Constitutional Initiative in Montana, US

Constitutional Initiative 132 is a proposed constitutional initiative in Montana gathering signatures to qualify for the 2026 general election ballot. It was introduced by Montanans for Nonpartisan Courts in August 2025 and began gathering signatures for qualification in November 2025.

== History ==
Judges and justices have been elected on a nonpartisan basis in Montana since 1935, including for the Montana Supreme Court.
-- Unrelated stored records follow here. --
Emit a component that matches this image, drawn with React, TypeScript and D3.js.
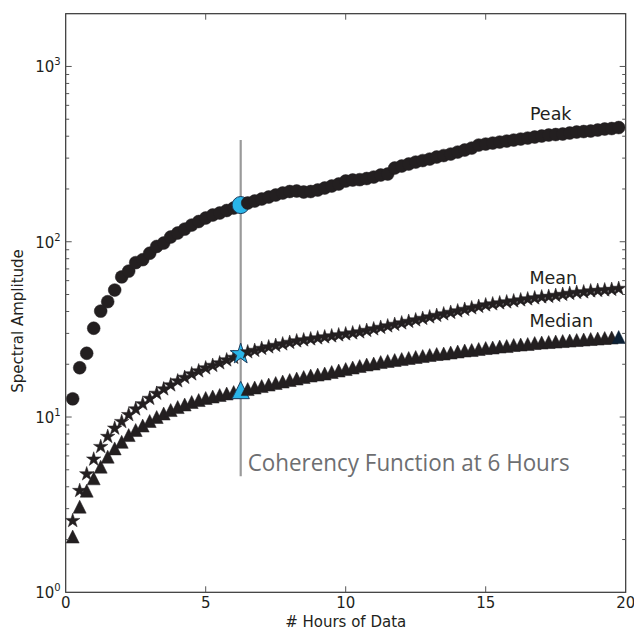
import React from 'react';
import * as d3 from 'd3';

const hours = [
  0.25, 0.5, 0.75, 1, 1.25, 1.5, 1.75, 2, 2.25, 2.5, 2.75, 3, 3.25, 3.5, 3.75, 4,
  4.25, 4.5, 4.75, 5, 5.25, 5.5, 5.75, 6, 6.25, 6.5, 6.75, 7, 7.25, 7.5, 7.75, 8,
  8.25, 8.5, 8.75, 9, 9.25, 9.5, 9.75, 10, 10.25, 10.5, 10.75, 11, 11.25, 11.5, 11.75, 12,
  12.25, 12.5, 12.75, 13, 13.25, 13.5, 13.75, 14, 14.25, 14.5, 14.75, 15, 15.25, 15.5, 15.75, 16,
  16.25, 16.5, 16.75, 17, 17.25, 17.5, 17.75, 18, 18.25, 18.5, 18.75, 19, 19.25, 19.5, 19.75,
];

const peak = [
  12.7, 19.1, 23.1, 32.1, 40.2, 45.5, 53.0, 63.0, 68.0, 76.0, 79.0, 86.0, 94.0, 98.3, 106.4, 112.1,
  118.1, 124.5, 130.4, 136.6, 142.0, 145.8, 150.7, 155.7, 161.9, 166.3, 170.7, 175.3, 179.9, 184.7, 189.6, 193.4,
  194.7, 192.1, 193.4, 197.2, 202.5, 207.9, 213.4, 222.0, 224.9, 226.0, 229.4, 233.9, 240.2, 243.4, 263.3, 270.3,
  277.5, 284.8, 290.5, 296.3, 304.2, 310.2, 316.4, 324.8, 333.5, 342.3, 356.1, 360.8, 365.6, 370.4, 375.3, 380.3,
  385.3, 390.4, 395.6, 400.9, 406.2, 408.8, 411.5, 417.0, 422.5, 425.3, 428.1, 433.8, 439.5, 442.4, 448.2,
];

const mean = [
  2.56, 3.80, 4.73, 5.74, 6.77, 7.73, 8.62, 9.40, 10.3, 11.1, 11.87, 12.75, 13.62, 14.44, 15.22, 16.05,
  16.80, 17.59, 18.30, 19.03, 19.67, 20.33, 21.14, 21.85, 22.88, 23.49, 23.95, 24.59, 25.08, 25.57, 26.08, 26.61,
  27.14, 27.49, 27.86, 28.22, 28.60, 28.98, 29.36, 29.75, 30.14, 30.54, 31.14, 31.77, 32.40, 33.04, 33.70, 34.37,
  35.06, 35.76, 36.47, 37.20, 37.93, 38.69, 39.46, 40.25, 41.05, 41.87, 42.70, 43.55, 44.13, 44.71, 45.30, 45.90,
  46.50, 47.12, 47.74, 48.37, 48.69, 49.33, 49.98, 50.64, 51.31, 51.65, 52.33, 52.67, 53.02, 53.37, 54.08,
];

const median = [
  2.08, 3.08, 3.80, 4.47, 5.21, 5.94, 6.62, 7.22, 7.89, 8.43, 8.94, 9.49, 10.0, 10.47, 10.96, 11.40,
  11.79, 12.18, 12.50, 12.84, 13.09, 13.35, 13.62, 13.88, 14.26, 14.44, 14.73, 15.02, 15.32, 15.63, 15.94, 16.26,
  16.58, 16.91, 17.24, 17.47, 17.71, 18.06, 18.42, 18.78, 19.16, 19.54, 19.93, 20.19, 20.59, 20.87, 21.14, 21.42,
  21.71, 22.00, 22.28, 22.58, 22.88, 23.03, 23.33, 23.64, 23.96, 24.11, 24.43, 24.75, 24.92, 25.25, 25.41, 25.75,
  25.92, 26.09, 26.43, 26.61, 26.78, 26.96, 27.13, 27.31, 27.49, 27.68, 27.86, 28.04, 28.23, 28.41, 28.60,
];

const seriesNames = ['Peak', 'Mean', 'Median'];
const highlightHour = 6.25;
const xTickValues = [0, 5, 10, 15, 20];
const yTickExponents = [0, 1, 2, 3];
const annotationText = 'Coherency Function at 6 Hours';
const xLabel = '# Hours of Data';
const yLabel = 'Spectral Amplitude';

const W = 634;
const H = 631;
const M = { l: 65.7, r: 8.3, t: 13.7, b: 38.7 };

const BLACK = '#231f20';
const BLUE = '#29b5e8';
const BLUE_EDGE = '#1c3d5e';
const FONT = '"DejaVu Sans", sans-serif';

const triangleType = {
  draw(ctx: any, size: number) {
    const s = Math.sqrt(size) / 2;
    ctx.moveTo(0, -s);
    ctx.lineTo(s, s);
    ctx.lineTo(-s, s);
    ctx.closePath();
  },
};

export default function App() {
  const x = d3.scaleLinear().domain([0, 20]).range([M.l, W - M.r]);
  const y = d3.scaleLog().domain([1, 2000]).range([H - M.b, M.t]);

  const series = [
    { name: seriesNames[0], values: peak, type: d3.symbolCircle, size: 130, hiSize: 230 },
    { name: seriesNames[1], values: mean, type: d3.symbolStar, size: 64, hiSize: 135 },
    { name: seriesNames[2], values: median, type: triangleType, size: 169, hiSize: 300 },
  ];

  const labelPos = [
    { hx: 16.58, v: 494 },
    { hx: 16.56, v: 57.4 },
    { hx: 16.56, v: 32.7 },
  ];

  const minorTicks: number[] = [];
  for (const e of [0, 1, 2, 3]) {
    for (let m = 2; m <= 9; m++) {
      const v = m * Math.pow(10, e);
      if (v < 2000) minorTicks.push(v);
    }
  }

  const x0 = M.l;
  const x1 = W - M.r;
  const y0 = H - M.b;
  const y1 = M.t;

  return (
    <svg
      width={W}
      height={H}
      viewBox={`0 0 ${W} ${H}`}
      style={{ position: 'absolute', left: 0, top: 0, background: '#fff' }}
    >
      <rect x={0} y={0} width={W} height={H} fill="#fff" />

      {/* vertical highlight line */}
      <line
        x1={x(highlightHour)}
        x2={x(highlightHour)}
        y1={y(380)}
        y2={y(4.6)}
        stroke="#9a9a9a"
        strokeWidth={2.2}
      />

      {/* markers */}
      {series.map((s) => (
        <g key={s.name}>
          {s.values.map((v, i) => {
            const hi = hours[i] === highlightHour;
            const isLastMedian = s.name === 'Median' && i === s.values.length - 1;
            const path = d3.symbol().type(s.type as any).size(hi ? s.hiSize : s.size)();
            return (
              <path
                key={i}
                d={path as string}
                transform={`translate(${x(hours[i])},${y(v)})`}
                fill={hi ? BLUE : isLastMedian ? '#0d2135' : BLACK}
                stroke={hi ? BLUE_EDGE : isLastMedian ? '#0d2135' : BLACK}
                strokeWidth={hi ? 1 : 0.5}
              />
            );
          })}
        </g>
      ))}

      {/* series labels */}
      {series.map((s, i) => (
        <text
          key={s.name}
          x={x(labelPos[i].hx)}
          y={y(labelPos[i].v)}
          fontFamily={FONT}
          fontSize={17.5}
          fill={BLACK}
        >
          {s.name}
        </text>
      ))}

      {/* annotation */}
      <text
        x={x(6.5)}
        y={y(4.9)}
        fontFamily="'Open Sans', Lato, sans-serif"
        fontSize={24}
        fontWeight={500}
        fill="#6d6e71"
        textLength={322}
        lengthAdjust="spacingAndGlyphs"
      >
        {annotationText}
      </text>

      {/* frame */}
      <rect x={x0} y={y1} width={x1 - x0} height={y0 - y1} fill="none" stroke="#333" strokeWidth={1.2} />

      {/* x ticks */}
      {xTickValues.map((t) => (
        <g key={`xt${t}`}>
          {t > 0 && t < 20 && (
            <>
              <line x1={x(t)} x2={x(t)} y1={y0} y2={y0 - 6} stroke="#555" strokeWidth={1} />
              <line x1={x(t)} x2={x(t)} y1={y1} y2={y1 + 6} stroke="#555" strokeWidth={1} />
            </>
          )}
          <text x={x(t)} y={y0 + 16} textAnchor="middle" fontFamily={FONT} fontSize={15} fill={BLACK}>
            {t}
          </text>
        </g>
      ))}

      {/* y major ticks */}
      {yTickExponents.map((e) => {
        const v = Math.pow(10, e);
        const py = y(v);
        return (
          <g key={`yt${e}`}>
            {e > 0 && (
              <>
                <line x1={x0} x2={x0 + 6} y1={py} y2={py} stroke="#555" strokeWidth={1} />
                <line x1={x1} x2={x1 - 6} y1={py} y2={py} stroke="#555" strokeWidth={1} />
              </>
            )}
            <text x={x0 - 5} y={py + 6} textAnchor="end" fontFamily={FONT} fontSize={15} fill={BLACK}>
              10
              <tspan fontSize={10} dy={-7}>
                {e}
              </tspan>
            </text>
          </g>
        );
      })}

      {/* y minor ticks */}
      {minorTicks.map((v) => (
        <g key={`ym${v}`}>
          <line x1={x0} x2={x0 + 3.5} y1={y(v)} y2={y(v)} stroke="#555" strokeWidth={1} />
          <line x1={x1} x2={x1 - 3.5} y1={y(v)} y2={y(v)} stroke="#555" strokeWidth={1} />
        </g>
      ))}

      {/* axis labels */}
      <text x={(x0 + x1) / 2} y={627} textAnchor="middle" fontFamily={FONT} fontSize={15} fill={BLACK}>
        {xLabel}
      </text>
      <text
        transform={`translate(23, 321) rotate(-90)`}
        textAnchor="middle"
        fontFamily={FONT}
        fontSize={15}
        fill={BLACK}
      >
        {yLabel}
      </text>
    </svg>
  );
}
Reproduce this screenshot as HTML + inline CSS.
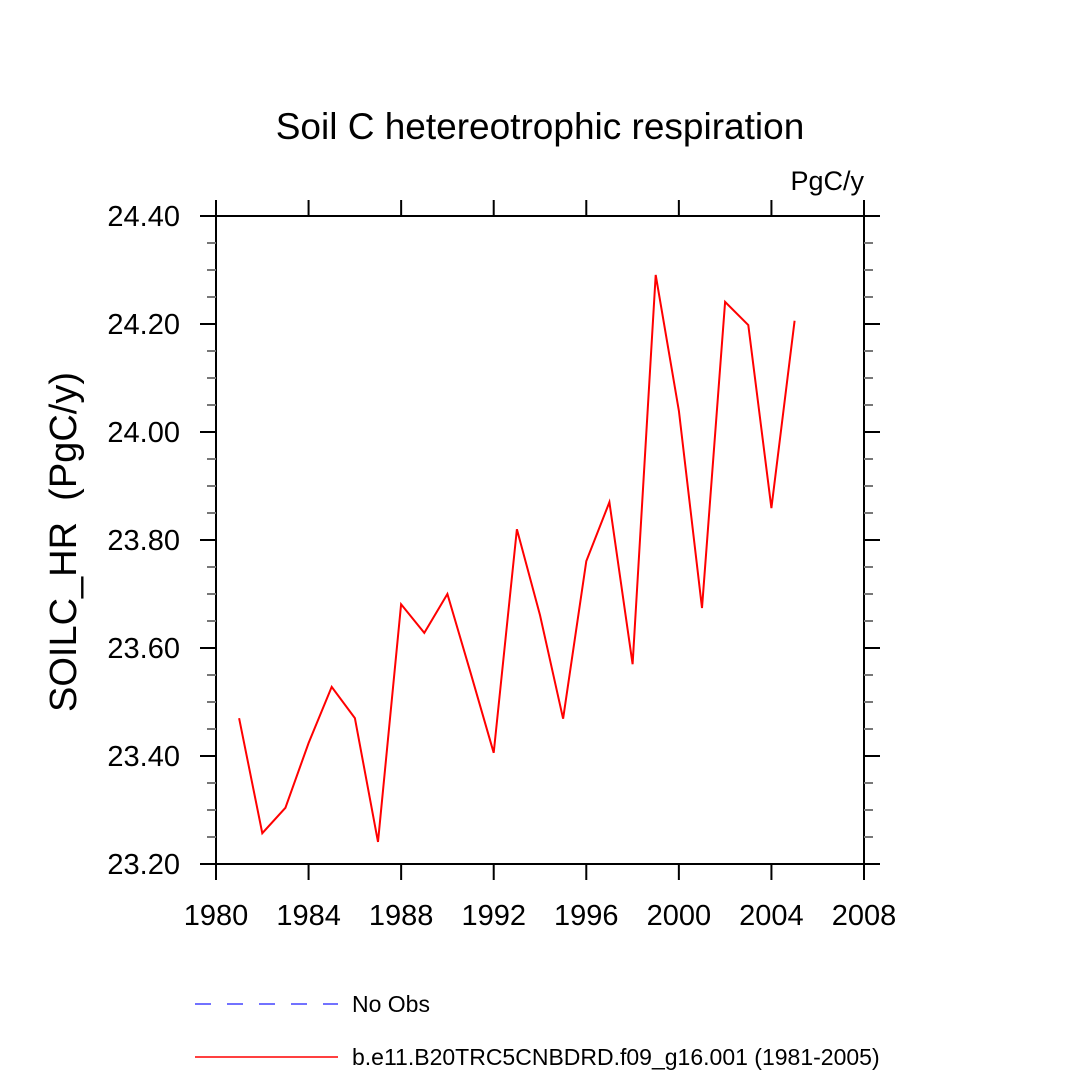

Following attempts by the Montana legislature to pass numerous bills to undermine nonpartisan judicial elections, including introducing over one dozen bills during the 2025 session, Montanans for Nonpartisan Courts formed as a ballot issue committee in the summer of 2025 and introduced two potential constitutional initiatives to enshrine nonpartisan judicial elections in the Montana Constitution. Following the Montana Attorney General Austin Knudsen's attempt to rewrite ballot language for Ballot Issue #5, the Montana Supreme Court ruled against the Attorney General and restored the originally submitted ballot language later designated Constitutional Initiative 132.

== Qualification ==
Montanans for Nonpartisan Courts began gathering signatures for CI-132 on November 21, 2025. The campaign announced they had gathered over 103,000 signatures by the June 19, 2026 deadline. Ballot certification in Montana occurs on August 20, 2026.

== Endorsements ==
Constitutional Initiative 132 was endorsed by nine retired Montana Supreme Court Justices, including retired Chief Justice Mike McGrath, retired Justices Patricia Cotter, William Leaphart, Jim Regnier, Jim Nelson, Dirk Sandefur, Terry Trieweiler, John Warner and Mike Wheat.